#### [Problem requirements]
From the first line of the data below through the line bearing "(0,0) rectangle (1239,1754);", reproduce each line exactly; do not include pictures.

#### [Collected data]
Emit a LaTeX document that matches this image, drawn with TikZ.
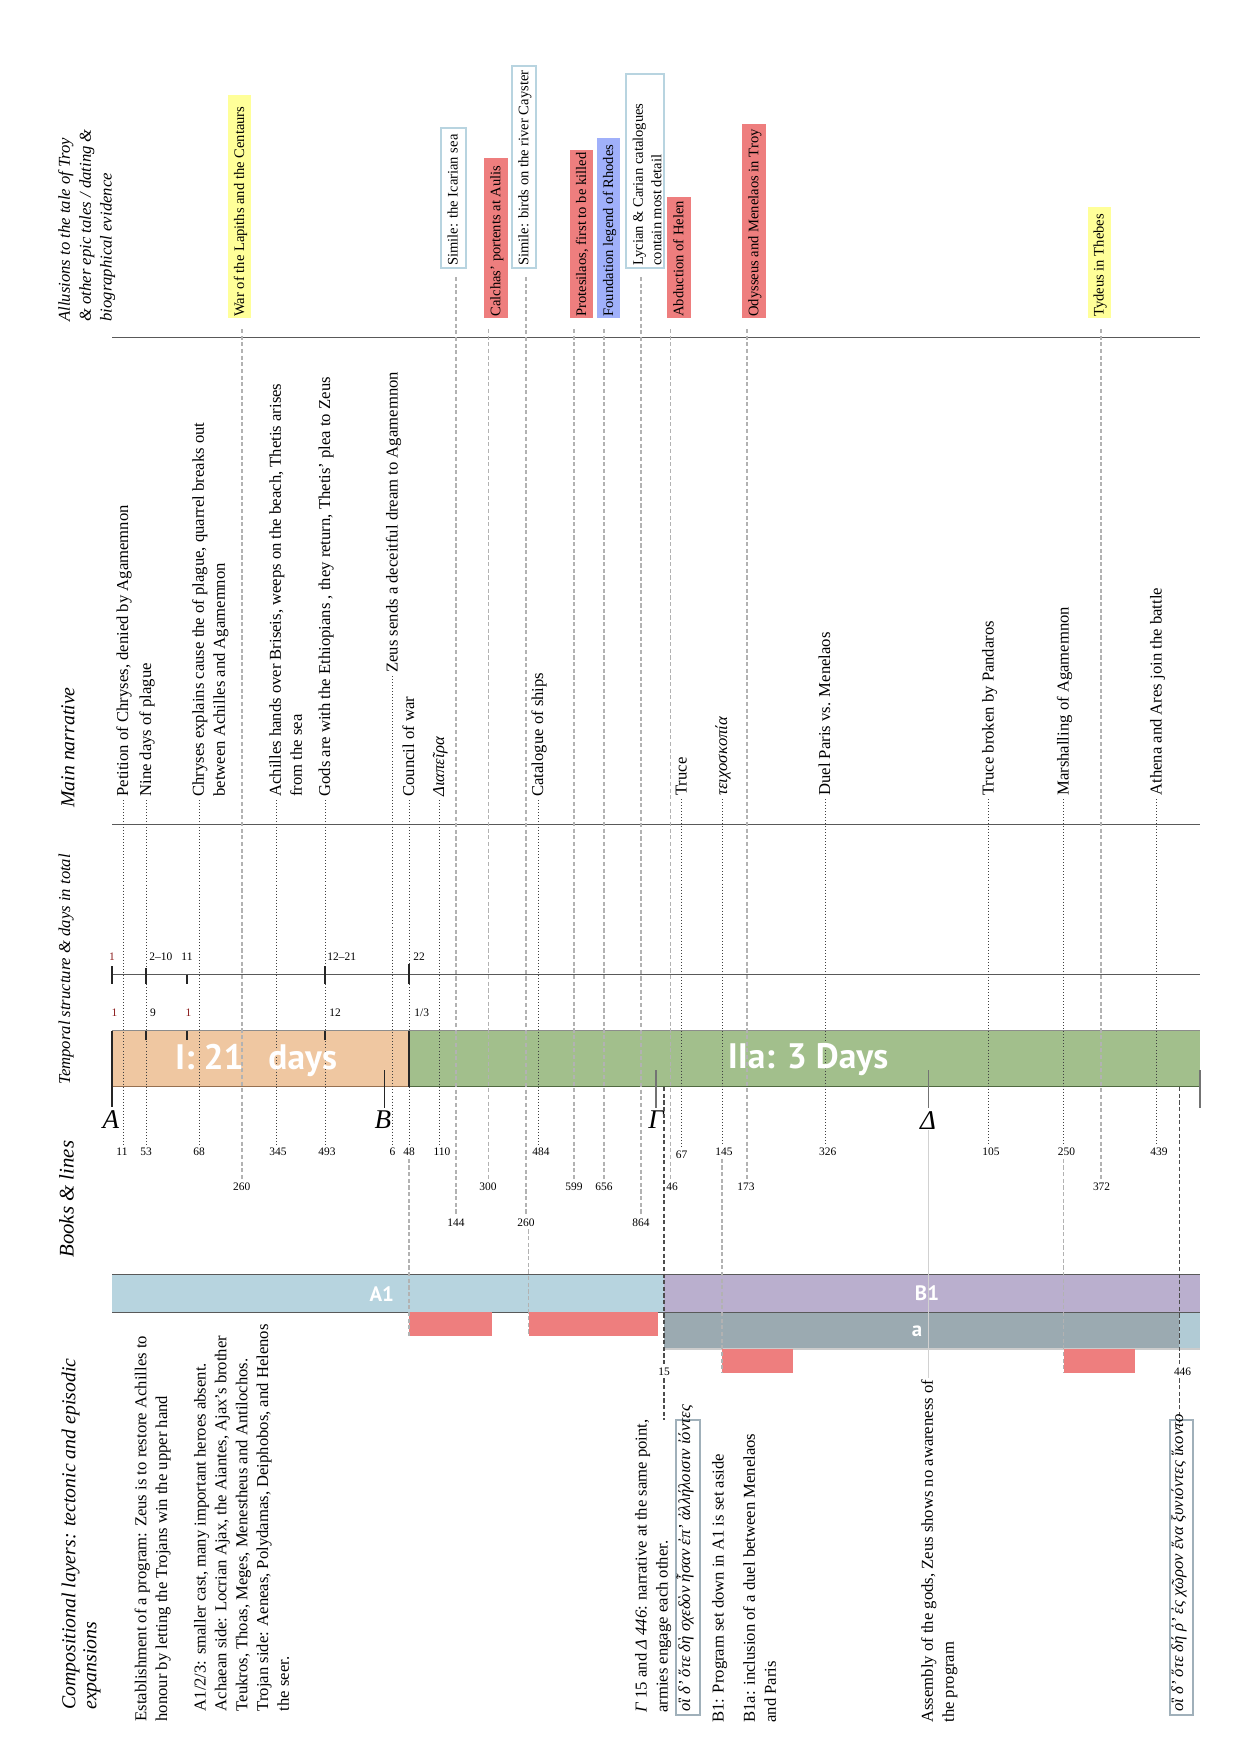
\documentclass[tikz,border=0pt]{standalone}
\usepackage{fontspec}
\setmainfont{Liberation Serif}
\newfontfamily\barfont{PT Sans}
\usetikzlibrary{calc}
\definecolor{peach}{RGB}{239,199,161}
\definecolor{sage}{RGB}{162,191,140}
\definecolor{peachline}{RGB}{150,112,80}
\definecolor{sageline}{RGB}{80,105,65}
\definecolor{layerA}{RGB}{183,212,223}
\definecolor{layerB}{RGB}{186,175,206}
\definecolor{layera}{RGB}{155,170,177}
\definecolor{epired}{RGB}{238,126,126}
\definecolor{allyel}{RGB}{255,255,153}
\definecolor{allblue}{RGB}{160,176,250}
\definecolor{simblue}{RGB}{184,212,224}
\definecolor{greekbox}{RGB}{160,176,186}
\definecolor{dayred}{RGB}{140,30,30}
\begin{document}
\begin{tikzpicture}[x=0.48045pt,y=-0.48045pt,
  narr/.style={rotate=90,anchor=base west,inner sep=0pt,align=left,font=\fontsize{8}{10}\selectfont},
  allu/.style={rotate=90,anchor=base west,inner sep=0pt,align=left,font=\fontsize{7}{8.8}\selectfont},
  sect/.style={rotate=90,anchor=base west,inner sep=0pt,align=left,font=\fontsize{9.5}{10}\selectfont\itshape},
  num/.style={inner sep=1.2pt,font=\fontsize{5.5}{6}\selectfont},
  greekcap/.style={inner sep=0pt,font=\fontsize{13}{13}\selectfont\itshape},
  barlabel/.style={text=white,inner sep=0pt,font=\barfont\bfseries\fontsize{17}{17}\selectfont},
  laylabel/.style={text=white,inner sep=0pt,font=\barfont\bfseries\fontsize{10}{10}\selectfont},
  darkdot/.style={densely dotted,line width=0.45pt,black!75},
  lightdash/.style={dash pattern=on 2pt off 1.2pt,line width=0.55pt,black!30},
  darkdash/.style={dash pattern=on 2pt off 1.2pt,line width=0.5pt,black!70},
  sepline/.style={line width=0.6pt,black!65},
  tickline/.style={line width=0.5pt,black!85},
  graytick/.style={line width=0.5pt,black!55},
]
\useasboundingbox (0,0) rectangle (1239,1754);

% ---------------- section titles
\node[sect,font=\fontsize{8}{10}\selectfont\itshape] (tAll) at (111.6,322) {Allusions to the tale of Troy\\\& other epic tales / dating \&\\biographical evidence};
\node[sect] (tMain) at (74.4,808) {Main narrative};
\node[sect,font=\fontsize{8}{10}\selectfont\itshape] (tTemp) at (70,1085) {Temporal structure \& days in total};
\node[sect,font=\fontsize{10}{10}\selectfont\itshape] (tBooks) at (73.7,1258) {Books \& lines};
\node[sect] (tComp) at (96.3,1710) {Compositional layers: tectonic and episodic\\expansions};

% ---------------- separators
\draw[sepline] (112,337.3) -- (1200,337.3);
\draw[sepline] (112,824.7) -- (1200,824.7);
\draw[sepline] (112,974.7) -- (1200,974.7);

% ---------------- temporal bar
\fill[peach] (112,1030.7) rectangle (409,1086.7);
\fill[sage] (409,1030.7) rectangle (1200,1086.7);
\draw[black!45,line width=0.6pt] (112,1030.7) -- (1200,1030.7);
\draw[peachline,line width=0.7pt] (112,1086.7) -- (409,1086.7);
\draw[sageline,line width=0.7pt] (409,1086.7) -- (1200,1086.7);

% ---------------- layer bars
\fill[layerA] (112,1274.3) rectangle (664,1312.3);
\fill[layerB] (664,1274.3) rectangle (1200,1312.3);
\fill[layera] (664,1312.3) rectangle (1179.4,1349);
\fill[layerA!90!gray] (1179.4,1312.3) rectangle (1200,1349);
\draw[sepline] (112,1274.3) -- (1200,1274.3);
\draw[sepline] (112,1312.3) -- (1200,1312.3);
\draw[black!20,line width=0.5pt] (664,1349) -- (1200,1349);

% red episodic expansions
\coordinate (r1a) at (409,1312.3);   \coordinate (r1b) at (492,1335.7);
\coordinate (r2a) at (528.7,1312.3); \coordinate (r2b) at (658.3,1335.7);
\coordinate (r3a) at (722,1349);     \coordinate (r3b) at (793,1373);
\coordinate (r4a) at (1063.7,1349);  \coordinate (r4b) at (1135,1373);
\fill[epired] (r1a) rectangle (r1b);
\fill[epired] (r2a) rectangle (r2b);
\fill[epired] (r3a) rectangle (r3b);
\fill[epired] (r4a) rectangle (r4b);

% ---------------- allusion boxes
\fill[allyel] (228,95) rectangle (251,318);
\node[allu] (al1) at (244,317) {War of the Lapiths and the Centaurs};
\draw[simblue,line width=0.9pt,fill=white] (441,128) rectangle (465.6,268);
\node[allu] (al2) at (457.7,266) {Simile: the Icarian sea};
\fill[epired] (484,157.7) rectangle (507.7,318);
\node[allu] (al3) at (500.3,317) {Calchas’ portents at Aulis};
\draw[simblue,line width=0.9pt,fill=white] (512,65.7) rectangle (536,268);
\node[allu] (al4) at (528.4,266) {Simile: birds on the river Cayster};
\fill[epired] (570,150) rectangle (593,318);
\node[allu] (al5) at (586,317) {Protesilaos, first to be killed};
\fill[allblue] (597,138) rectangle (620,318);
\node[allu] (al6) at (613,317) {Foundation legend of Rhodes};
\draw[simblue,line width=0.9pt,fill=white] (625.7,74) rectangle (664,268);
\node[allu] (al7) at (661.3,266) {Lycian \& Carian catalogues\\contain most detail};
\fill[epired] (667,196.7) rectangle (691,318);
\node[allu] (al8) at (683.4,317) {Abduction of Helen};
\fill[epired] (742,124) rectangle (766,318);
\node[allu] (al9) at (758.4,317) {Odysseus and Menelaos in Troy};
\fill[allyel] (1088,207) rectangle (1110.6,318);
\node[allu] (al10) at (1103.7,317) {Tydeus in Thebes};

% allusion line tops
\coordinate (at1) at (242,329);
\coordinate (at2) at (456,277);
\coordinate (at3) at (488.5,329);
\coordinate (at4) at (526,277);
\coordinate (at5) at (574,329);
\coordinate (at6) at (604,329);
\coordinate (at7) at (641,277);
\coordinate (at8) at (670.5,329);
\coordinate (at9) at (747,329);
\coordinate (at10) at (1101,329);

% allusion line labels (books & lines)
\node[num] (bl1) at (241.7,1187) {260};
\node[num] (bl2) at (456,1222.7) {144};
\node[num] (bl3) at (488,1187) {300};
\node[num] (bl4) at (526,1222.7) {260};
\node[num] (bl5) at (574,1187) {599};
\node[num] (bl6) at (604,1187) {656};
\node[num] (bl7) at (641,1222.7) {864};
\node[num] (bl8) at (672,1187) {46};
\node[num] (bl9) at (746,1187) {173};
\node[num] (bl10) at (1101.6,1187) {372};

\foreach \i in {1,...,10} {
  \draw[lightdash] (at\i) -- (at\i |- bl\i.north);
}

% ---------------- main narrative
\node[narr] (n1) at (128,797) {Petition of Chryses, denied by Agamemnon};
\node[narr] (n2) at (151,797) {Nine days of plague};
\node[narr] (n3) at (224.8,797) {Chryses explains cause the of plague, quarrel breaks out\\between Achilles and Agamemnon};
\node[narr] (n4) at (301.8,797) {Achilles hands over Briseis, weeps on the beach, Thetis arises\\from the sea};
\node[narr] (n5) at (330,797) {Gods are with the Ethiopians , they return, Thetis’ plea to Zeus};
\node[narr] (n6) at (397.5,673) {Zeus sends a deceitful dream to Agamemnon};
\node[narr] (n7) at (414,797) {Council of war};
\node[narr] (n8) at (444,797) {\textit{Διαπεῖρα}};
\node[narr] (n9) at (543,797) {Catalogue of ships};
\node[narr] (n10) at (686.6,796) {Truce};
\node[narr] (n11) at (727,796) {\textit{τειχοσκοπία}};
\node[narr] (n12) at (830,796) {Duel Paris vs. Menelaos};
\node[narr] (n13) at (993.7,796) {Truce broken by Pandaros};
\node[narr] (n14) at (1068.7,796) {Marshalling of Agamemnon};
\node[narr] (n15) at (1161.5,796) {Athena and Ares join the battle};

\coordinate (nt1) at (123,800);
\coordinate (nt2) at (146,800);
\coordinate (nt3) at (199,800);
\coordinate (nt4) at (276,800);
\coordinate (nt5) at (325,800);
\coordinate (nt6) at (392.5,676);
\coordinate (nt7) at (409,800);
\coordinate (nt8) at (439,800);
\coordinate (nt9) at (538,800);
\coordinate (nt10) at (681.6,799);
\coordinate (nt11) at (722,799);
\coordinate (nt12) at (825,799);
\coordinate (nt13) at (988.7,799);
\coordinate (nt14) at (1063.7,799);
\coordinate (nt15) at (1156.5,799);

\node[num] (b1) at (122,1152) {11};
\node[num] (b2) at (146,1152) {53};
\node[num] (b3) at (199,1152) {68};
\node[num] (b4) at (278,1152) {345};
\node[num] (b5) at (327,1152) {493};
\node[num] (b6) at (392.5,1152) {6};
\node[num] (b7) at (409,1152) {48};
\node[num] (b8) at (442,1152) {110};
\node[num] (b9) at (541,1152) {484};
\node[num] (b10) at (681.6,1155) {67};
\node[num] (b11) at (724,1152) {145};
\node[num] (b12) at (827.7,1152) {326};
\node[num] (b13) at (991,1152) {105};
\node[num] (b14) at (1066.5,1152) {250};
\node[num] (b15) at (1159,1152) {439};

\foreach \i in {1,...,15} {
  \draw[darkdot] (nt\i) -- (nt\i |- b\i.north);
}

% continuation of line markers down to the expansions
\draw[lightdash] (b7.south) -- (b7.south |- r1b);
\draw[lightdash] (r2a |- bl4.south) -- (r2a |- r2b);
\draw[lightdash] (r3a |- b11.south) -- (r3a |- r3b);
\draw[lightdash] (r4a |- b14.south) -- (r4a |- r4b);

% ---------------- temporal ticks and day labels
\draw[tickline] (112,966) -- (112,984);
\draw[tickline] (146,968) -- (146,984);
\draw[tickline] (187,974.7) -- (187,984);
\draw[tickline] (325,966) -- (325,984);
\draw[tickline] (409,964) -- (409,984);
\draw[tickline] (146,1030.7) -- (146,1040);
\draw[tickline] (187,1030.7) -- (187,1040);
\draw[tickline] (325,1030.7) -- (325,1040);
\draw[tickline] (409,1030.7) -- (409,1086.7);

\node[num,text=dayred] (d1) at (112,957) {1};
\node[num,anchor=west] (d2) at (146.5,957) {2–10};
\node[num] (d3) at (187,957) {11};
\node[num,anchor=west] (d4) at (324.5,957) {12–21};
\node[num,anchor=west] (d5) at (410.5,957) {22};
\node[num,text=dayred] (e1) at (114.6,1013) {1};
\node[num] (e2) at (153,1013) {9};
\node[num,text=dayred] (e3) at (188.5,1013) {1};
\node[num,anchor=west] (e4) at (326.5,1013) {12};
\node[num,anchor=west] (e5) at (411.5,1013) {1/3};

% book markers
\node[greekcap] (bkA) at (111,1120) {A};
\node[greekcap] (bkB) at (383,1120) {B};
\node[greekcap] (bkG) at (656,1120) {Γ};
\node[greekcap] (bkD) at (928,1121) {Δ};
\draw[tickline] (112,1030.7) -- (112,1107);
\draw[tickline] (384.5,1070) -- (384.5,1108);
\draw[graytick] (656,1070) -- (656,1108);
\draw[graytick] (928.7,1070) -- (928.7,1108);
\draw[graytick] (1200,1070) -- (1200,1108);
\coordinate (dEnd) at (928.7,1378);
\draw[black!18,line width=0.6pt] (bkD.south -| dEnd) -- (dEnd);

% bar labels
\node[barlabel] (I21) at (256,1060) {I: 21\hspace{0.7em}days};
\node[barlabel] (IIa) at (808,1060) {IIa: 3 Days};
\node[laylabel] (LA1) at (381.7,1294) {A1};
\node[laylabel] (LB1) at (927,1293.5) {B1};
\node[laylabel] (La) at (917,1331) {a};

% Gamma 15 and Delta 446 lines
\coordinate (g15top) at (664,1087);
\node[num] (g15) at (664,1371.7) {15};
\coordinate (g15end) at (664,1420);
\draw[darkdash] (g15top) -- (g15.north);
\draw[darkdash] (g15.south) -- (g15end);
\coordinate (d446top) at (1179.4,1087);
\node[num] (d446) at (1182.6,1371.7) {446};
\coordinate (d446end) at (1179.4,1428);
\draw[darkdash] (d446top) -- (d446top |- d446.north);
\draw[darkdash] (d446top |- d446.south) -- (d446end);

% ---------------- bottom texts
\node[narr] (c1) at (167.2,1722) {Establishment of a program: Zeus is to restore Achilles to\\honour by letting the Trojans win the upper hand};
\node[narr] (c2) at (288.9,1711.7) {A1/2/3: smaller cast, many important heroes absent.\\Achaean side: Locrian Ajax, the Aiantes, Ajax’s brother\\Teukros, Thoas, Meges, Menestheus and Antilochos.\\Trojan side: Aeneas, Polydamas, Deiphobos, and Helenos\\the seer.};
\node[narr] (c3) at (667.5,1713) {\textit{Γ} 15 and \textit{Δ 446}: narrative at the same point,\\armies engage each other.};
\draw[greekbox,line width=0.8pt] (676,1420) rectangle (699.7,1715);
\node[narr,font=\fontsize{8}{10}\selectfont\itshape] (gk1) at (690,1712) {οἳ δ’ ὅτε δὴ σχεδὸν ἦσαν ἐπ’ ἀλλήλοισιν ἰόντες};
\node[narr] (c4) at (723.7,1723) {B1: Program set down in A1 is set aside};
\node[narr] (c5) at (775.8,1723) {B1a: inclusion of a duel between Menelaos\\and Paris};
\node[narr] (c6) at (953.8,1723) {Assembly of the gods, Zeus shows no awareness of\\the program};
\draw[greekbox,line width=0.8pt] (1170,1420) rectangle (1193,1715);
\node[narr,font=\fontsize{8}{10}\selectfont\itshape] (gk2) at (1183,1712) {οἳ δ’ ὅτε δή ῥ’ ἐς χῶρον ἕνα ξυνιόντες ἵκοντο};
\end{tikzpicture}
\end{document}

#### [Task result]
Emit a LaTeX document that matches this image, drawn with TikZ.
\documentclass[tikz,border=0pt]{standalone}
\usepackage{fontspec}
\setmainfont{Liberation Serif}
\newfontfamily\barfont{PT Sans}
\usetikzlibrary{calc}
\definecolor{peach}{RGB}{239,199,161}
\definecolor{sage}{RGB}{162,191,140}
\definecolor{peachline}{RGB}{150,112,80}
\definecolor{sageline}{RGB}{80,105,65}
\definecolor{layerA}{RGB}{183,212,223}
\definecolor{layerB}{RGB}{186,175,206}
\definecolor{layera}{RGB}{155,170,177}
\definecolor{epired}{RGB}{238,126,126}
\definecolor{allyel}{RGB}{255,255,153}
\definecolor{allblue}{RGB}{160,176,250}
\definecolor{simblue}{RGB}{184,212,224}
\definecolor{greekbox}{RGB}{160,176,186}
\definecolor{dayred}{RGB}{140,30,30}
\begin{document}
\begin{tikzpicture}[x=0.48045pt,y=-0.48045pt,
  narr/.style={rotate=90,anchor=base west,inner sep=0pt,align=left,font=\fontsize{8}{10}\selectfont},
  allu/.style={rotate=90,anchor=base west,inner sep=0pt,align=left,font=\fontsize{7}{8.8}\selectfont},
  sect/.style={rotate=90,anchor=base west,inner sep=0pt,align=left,font=\fontsize{9.5}{10}\selectfont\itshape},
  num/.style={inner sep=1.2pt,font=\fontsize{5.5}{6}\selectfont},
  greekcap/.style={inner sep=0pt,font=\fontsize{13}{13}\selectfont\itshape},
  barlabel/.style={text=white,inner sep=0pt,font=\barfont\bfseries\fontsize{17}{17}\selectfont},
  laylabel/.style={text=white,inner sep=0pt,font=\barfont\bfseries\fontsize{10}{10}\selectfont},
  darkdot/.style={densely dotted,line width=0.45pt,black!75},
  lightdash/.style={dash pattern=on 2pt off 1.2pt,line width=0.55pt,black!30},
  darkdash/.style={dash pattern=on 2pt off 1.2pt,line width=0.5pt,black!70},
  sepline/.style={line width=0.6pt,black!65},
  tickline/.style={line width=0.5pt,black!85},
  graytick/.style={line width=0.5pt,black!55},
]
\useasboundingbox (0,0) rectangle (1239,1754);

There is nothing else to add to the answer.